Vielleicht kein untypisches böhmisches Frauenschicksal, dass Marie Kirschner heute nur noch in Fachkreisen bekannt ist. Dabei gelten ihre Glasentwürfe als einer der Höhepunkte der Jugendstil-Glaskunst in Europa. In ihrer zeitlosen Schlichtheit nehmen sie bereits die Grundlagen des Funktionalismus vorweg, erklärt die Kunsthistorikerin Helena Brozkova:

"Ihre Arbeiten sind für die Wende des 19. und 20. Jahrhunderts außergewöhnlich. Es gab nicht viele Künstlerinnen, die sich der Glasgestaltung gewidmet haben. Und als Malerin ist Marie Kirschner bis heute noch nicht ausreichend gewürdigt, auch wenn es erste Anzeichen einer Wiederentdeckung gibt. Ihre Werke warten wohl noch auf eine Retrospektive."
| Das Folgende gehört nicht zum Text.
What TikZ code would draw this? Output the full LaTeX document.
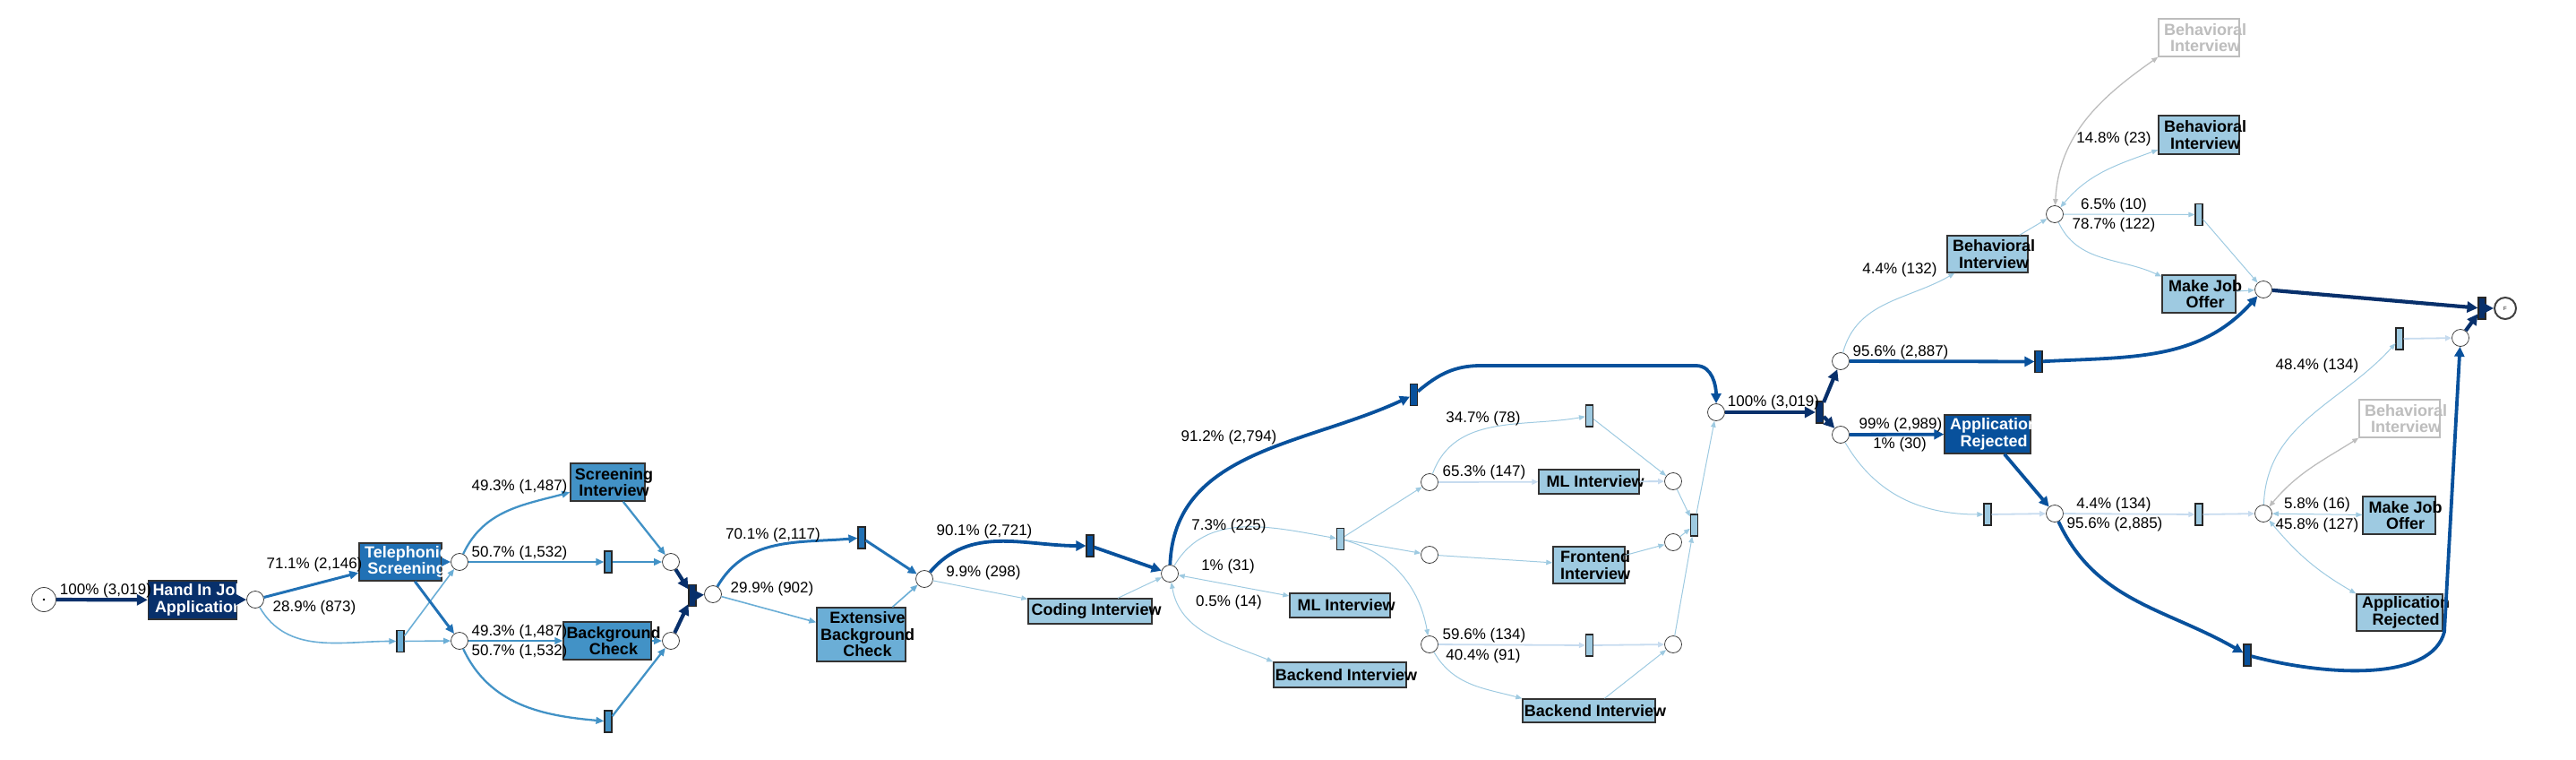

Künstlerinnen in Böhmen zur Jahrhundertwende - ein breites und immer noch zu wenig bearbeitetes Thema, wie die Konferenz gezeigt hat. Auch nach einem Jahrhundert warten immer noch zahlreiche originelle Talente darauf, im allgemeinen Bewusstsein aus dem Schatten der Männer herausgelöst zu werden. Die Zeit dafür scheint gekommen - das jedenfalls bestätigt die Bilanz, die die Organisatorin Marcela Sasinkova zieht.

"Das große Interesse an der Konferenz hat uns überrascht. Bei den Vorträgen und Diskussionen sind heute gleich eine ganze Reihe von Vorschlägen für weitere Konferenzen entstanden, etwa zum Thema Künstlerinnen der Zwischenkriegszeit. Ich meine in der Tat, dass es nicht viele Veranstaltungen zum Thema Frauen in der Kunst gibt - in diesem Bereich fehlt wohl etwas."